The last of an era-- members of the Taylors Falls Women’s Civic League are: in front row, left to rt: Geri Nelson, President Priscilla Wegner (she gets to wear the royal cape), Sister Maria Nelson and Annie Lindgren. In back row, left to rt. Joanne Frank, Cynthia Holmberg, Edna Curry, Jean Sampson, Carol Johnson and Geri Swanson. Photo by Denise Martin
This year’s Royal Lady selection for the Taylors Falls Lighting Festival marks a first and a last in the annals of Royal Ladydom. The Taylors Falls Women’s Civic League will fold at the end of 2012. After 100 years of existence the membership is dwindling and the club can’t be sustained in its traditional form. To recognize the group’s century of service, the Royal Lady title is being presented for the first time to more than one Taylors Falls woman. All the remaining active league members will ride in a wagon provided by Jim Elbe, and lead the city’s lighting festival parade on mainstreet tomorrow, November 23. The parade features lighted costumes, schoolkids, local celebrities animals and much more. (See Lighting Festival upcomings for details.) Co-chair of the Festival Committee, Barb Young, said each civic league member could be Royal Lady in her own right; based on selection criteria calling for outstanding contributions towards making Taylors Falls a fine place to live. (A couple of the Women’s Civic League members have in fact, worn the red velvet cape of the Royal Lady-- Edna Curry in 1994 and Jean Sampson in 1998.) The civic league ladies gathered inside Chisago House restaurant last week to talk about their projects, their field trips, the beautification efforts around town and the bittersweet end to the league, but certainly not to their friendships. The theme for the Lighting Festival this year is “All Aboard.” The commemorative and collectible ornament for 2012 features a sepia-toned photo of the Taylors Falls railroad depot in its heyday.
A major focus of the Women’s Civic League energies over the years involved the depot.
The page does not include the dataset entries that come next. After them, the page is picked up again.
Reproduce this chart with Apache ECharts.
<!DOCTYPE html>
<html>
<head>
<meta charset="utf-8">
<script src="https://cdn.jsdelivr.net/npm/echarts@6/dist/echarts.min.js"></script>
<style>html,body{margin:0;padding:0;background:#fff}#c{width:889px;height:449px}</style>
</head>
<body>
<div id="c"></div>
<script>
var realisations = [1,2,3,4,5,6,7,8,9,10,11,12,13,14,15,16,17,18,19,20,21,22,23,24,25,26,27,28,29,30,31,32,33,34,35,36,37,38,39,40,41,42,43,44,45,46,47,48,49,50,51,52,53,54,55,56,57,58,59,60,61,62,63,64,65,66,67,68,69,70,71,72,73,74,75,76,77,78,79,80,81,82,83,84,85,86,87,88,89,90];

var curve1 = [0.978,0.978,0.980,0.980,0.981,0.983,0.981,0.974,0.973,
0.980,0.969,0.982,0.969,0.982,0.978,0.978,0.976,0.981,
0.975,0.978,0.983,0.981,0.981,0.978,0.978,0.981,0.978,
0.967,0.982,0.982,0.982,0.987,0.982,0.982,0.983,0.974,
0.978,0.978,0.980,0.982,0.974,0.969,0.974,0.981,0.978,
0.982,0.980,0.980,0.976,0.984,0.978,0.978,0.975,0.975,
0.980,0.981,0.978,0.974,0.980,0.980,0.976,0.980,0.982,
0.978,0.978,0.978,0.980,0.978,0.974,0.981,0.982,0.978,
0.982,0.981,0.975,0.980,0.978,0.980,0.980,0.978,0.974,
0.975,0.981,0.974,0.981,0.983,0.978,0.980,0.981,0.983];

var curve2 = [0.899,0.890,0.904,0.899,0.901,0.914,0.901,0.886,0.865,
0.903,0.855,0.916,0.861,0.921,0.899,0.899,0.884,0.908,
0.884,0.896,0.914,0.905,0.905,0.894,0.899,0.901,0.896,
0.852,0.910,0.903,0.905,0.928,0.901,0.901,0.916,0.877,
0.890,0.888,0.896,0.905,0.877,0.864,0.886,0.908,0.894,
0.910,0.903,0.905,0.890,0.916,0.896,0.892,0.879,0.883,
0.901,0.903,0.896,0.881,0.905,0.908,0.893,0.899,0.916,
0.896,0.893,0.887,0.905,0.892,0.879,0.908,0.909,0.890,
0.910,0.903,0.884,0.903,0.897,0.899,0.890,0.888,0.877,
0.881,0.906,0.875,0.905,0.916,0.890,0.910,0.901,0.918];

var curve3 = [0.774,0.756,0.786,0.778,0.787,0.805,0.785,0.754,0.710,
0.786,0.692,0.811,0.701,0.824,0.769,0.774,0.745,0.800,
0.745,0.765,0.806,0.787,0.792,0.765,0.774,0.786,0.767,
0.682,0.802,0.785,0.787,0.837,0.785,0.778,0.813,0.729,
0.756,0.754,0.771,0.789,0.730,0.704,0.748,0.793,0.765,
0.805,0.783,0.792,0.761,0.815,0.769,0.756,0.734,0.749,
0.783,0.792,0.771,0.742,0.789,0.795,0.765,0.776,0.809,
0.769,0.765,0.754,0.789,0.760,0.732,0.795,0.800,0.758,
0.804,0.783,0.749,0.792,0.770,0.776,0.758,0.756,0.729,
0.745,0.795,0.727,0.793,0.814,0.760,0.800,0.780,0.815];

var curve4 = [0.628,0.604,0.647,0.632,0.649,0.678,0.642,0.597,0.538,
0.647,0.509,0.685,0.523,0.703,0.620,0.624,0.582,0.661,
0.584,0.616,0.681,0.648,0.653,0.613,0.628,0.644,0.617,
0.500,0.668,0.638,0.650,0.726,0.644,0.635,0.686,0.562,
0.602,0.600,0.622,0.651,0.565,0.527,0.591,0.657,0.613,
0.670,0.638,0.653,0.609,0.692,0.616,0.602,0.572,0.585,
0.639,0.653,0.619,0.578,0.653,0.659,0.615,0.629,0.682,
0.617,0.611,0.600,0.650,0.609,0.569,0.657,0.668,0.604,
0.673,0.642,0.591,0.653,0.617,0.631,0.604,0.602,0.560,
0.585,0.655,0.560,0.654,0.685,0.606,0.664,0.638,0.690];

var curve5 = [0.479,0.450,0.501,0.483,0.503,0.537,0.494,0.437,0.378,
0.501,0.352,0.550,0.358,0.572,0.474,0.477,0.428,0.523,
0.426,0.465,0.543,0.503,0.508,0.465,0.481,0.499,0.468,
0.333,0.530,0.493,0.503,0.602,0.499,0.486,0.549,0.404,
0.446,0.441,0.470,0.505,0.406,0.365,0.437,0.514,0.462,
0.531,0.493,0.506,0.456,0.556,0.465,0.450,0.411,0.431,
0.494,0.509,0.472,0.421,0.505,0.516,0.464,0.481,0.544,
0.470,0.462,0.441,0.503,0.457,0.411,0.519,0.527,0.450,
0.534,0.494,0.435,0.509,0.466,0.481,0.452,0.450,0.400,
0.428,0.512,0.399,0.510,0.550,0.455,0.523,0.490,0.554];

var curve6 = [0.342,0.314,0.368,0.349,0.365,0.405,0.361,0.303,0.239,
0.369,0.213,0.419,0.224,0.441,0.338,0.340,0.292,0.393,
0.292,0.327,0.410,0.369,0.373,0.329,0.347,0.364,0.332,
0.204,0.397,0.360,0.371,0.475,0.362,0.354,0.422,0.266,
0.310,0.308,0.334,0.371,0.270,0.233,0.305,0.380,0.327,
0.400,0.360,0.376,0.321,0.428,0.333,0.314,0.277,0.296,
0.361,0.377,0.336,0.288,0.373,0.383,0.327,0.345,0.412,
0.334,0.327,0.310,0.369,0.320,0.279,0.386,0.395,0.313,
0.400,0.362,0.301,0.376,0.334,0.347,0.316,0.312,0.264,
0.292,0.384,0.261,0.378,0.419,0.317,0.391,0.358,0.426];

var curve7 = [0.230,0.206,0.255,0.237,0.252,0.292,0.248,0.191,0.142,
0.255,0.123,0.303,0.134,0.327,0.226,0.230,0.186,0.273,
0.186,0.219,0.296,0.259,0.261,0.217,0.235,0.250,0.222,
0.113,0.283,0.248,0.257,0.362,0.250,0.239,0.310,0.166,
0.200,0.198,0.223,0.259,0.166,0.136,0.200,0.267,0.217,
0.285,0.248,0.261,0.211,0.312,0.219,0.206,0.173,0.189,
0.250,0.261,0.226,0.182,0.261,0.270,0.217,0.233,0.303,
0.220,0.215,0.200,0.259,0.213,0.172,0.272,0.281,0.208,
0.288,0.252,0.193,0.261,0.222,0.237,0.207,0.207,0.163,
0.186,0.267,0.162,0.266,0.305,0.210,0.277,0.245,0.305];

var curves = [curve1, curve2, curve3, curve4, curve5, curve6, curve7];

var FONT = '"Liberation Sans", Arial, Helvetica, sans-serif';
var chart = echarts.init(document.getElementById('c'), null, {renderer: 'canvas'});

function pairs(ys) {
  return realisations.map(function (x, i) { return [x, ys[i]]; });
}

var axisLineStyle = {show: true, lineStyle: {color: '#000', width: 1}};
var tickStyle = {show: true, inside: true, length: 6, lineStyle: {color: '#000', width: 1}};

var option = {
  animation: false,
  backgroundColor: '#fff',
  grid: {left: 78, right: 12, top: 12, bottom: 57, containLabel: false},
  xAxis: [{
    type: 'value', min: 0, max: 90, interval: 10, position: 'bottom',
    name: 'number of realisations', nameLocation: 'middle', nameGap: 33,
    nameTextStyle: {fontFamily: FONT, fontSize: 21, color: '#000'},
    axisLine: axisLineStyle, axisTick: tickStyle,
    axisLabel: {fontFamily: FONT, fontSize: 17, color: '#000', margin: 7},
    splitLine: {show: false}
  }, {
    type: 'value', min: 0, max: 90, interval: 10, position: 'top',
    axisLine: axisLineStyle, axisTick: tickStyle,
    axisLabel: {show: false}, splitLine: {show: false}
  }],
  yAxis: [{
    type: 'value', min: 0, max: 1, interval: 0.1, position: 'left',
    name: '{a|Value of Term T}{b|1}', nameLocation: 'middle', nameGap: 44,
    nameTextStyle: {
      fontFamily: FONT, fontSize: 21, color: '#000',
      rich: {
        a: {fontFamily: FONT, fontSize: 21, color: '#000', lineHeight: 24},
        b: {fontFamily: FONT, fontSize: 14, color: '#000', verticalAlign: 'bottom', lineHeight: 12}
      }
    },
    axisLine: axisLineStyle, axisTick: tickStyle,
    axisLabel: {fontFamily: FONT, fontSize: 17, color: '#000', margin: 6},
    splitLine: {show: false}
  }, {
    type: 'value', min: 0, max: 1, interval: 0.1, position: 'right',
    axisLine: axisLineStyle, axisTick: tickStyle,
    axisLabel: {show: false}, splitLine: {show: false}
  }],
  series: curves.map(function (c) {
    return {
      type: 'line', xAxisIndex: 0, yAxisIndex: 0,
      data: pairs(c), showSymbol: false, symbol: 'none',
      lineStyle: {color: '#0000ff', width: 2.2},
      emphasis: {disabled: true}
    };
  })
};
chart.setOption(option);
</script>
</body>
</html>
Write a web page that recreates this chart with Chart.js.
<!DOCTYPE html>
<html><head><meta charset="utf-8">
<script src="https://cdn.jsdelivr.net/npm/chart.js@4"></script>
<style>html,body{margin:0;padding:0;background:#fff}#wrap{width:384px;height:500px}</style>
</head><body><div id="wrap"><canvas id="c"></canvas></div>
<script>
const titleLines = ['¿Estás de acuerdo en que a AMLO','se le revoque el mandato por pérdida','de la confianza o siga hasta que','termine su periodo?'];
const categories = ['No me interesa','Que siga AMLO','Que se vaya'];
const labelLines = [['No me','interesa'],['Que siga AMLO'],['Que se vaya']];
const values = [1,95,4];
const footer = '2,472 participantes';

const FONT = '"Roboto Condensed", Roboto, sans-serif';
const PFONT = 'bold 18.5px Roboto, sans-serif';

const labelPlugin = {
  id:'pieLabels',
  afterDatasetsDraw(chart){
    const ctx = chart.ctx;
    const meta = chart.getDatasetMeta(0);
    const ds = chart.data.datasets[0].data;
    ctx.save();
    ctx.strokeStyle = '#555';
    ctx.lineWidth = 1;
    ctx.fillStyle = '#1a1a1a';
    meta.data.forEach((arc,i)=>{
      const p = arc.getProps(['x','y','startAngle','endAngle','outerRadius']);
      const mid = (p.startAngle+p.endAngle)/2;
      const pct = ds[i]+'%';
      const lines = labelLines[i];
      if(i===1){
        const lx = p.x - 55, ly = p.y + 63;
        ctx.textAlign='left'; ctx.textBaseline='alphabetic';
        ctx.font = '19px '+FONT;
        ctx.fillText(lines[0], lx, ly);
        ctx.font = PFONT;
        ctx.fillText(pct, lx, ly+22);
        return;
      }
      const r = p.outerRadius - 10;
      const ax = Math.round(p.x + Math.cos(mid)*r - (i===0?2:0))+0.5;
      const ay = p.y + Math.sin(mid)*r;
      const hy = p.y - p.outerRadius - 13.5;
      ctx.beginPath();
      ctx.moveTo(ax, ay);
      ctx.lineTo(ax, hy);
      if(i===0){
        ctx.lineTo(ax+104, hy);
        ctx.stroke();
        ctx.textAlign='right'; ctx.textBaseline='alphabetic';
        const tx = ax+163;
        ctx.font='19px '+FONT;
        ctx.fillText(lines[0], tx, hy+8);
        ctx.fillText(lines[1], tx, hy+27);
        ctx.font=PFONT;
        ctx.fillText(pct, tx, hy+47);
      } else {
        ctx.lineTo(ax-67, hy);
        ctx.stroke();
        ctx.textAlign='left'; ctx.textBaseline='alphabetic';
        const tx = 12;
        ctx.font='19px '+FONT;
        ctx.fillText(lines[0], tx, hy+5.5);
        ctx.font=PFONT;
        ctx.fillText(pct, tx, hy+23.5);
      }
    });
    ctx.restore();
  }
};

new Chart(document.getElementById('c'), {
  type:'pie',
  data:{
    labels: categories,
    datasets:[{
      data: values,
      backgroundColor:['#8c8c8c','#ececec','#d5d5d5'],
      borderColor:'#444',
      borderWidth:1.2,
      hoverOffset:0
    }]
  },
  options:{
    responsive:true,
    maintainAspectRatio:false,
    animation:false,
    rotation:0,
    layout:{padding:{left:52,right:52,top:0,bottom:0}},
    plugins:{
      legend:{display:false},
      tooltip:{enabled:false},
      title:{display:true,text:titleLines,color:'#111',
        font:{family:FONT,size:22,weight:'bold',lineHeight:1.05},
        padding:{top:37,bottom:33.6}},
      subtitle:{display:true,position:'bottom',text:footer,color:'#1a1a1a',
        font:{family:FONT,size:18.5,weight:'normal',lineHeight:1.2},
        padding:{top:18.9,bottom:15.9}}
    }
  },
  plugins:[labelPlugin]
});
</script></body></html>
They were active in maintaining and later rehabbing the old train depot as it evolved into the Memorial Community Center. A favorite fundraiser was The Birthday Calendar, which the Civic League compiled and had printed for 51 years. Cynthia Holmberg, a league member since 1958, said people paid 25 cents to put a person’s name and birthday on the calendar and town businesspeople also bought advertising space. The ladies are still appreciative of local business contributions, declaring that they alone couldn’t have raised enough money for projects without community support. In a good year that birthday calendar might bring in $1,000. League member Joanne Frank also recalls decorating inside the Folsom House. As late as just last year, the Civic League would take one room inside the historic homesite on Angel Hill and be responsible for transforming it with old fashioned Christmas decor for public Holiday tours. The Taylors Falls overlook and city public sites also got garbage cans and plantings courtesy of the Women’s Civic League. Back in the day there were altruistic women’s groups active in small towns everywhere in America, explained Geri Nelson. Carol Johnson said she belonged to a club in Chisago City before the Taylors Falls league, where she’s now lived for about 20 years. Sister Maria Wilson remembers joining when one of the members, now departed, came to her home and convinced her to come to a league luncheon meeting. That was 17 years ago.
The Civic League’s final figurehead is 2012 President Priscilla Wegner. She said she first visited Taylors Falls when her grandparents had the Truesdell House near the library. She recalls waving to the train conductor as the trains passed by her grandparents’ place. She moved into this home in the 1970s and has been a league member since 1988. Wegner’s grandmother also was the first president of the Women’s Civic League, when it formed in 1912. The continuity of the league’s storyline doesn’t stop there. Geri Nelson shared that in researching civic league archives she learned that 100 years ago there was a big hew-and-cry for a restroom at the state park, an issue the group got behind and tried to resolve. “They thought they’d raise some money and buy a postage stamp-sized piece of land for a bathroom,” Geri relates of that group of league founders. “And, here we are 100 years later and Taylors Falls still could use more public bathrooms,” she laughed.